McCarter Theater Center, Princeton, New Jersey, May 16, 2006

A Review

I feel as though I have been to real dance theater for the first time in quite a while.

The set (screens, scrims, and frames), all hung to fly, was there before it “happened”—with motion captions, dialogues (in several languages) and graphics variously projected. As the audience filtered in they were introduced to the serious agenda of Blind Date. Who could quarrel with its theme? War is seductive; it is engendered by doctrine, both secular and religious. It is addictive, and Bill T. makes that clear by liking war to nicotine: we really could give it up if both God and we were willing.
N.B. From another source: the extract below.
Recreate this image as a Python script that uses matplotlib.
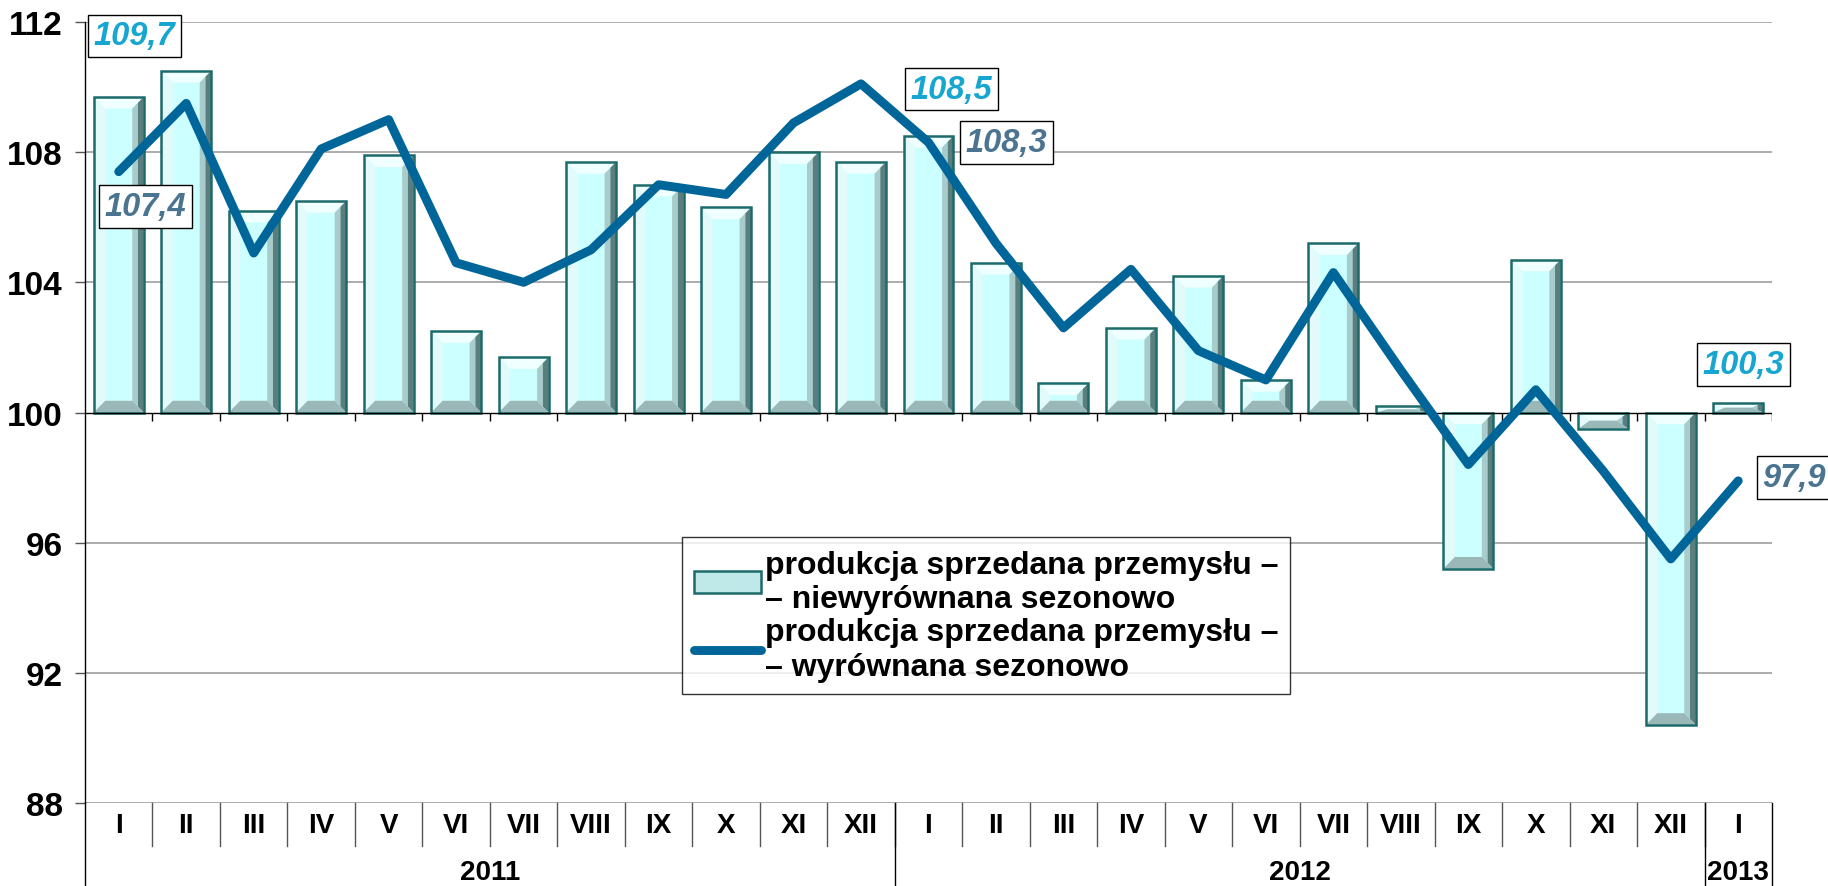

I didn’t mind having a literary theme a bit, because the production was so well knit, all pieces lending to the whole. And the glorious dancing!! Not a disconcerting mover in the lot, a full dozen, I believe. Who could count (or would want to) with the stage as active as a stirred up ant hill? The intricate and apt group choreography was sometimes as sedate and well knit as a pavane, sometimes as exuberant and scattered as a barn dance. In one dance the company sang the “Star-spangled Banner”—a battle dance (which we see again in a reprise) wherein one dancer and then another falls backward to the ground.



Preview clip of the Bill T. Jones/Arnie Zane Dance Company’s multimedia dance titled Blind Date

Blind Date illustrates the seduction of war through a costumed duck. The duck chooses to don another costume—the uniform—and then in a melee of a dance, ends in a torrent of feathers. There are so many, many wonderful bits of solos, duets, trios, and... My kinetic pouch is just stuffed.

Every contributing artist is to be truly commended for pooling their time and talents to the making of a great piece for our time.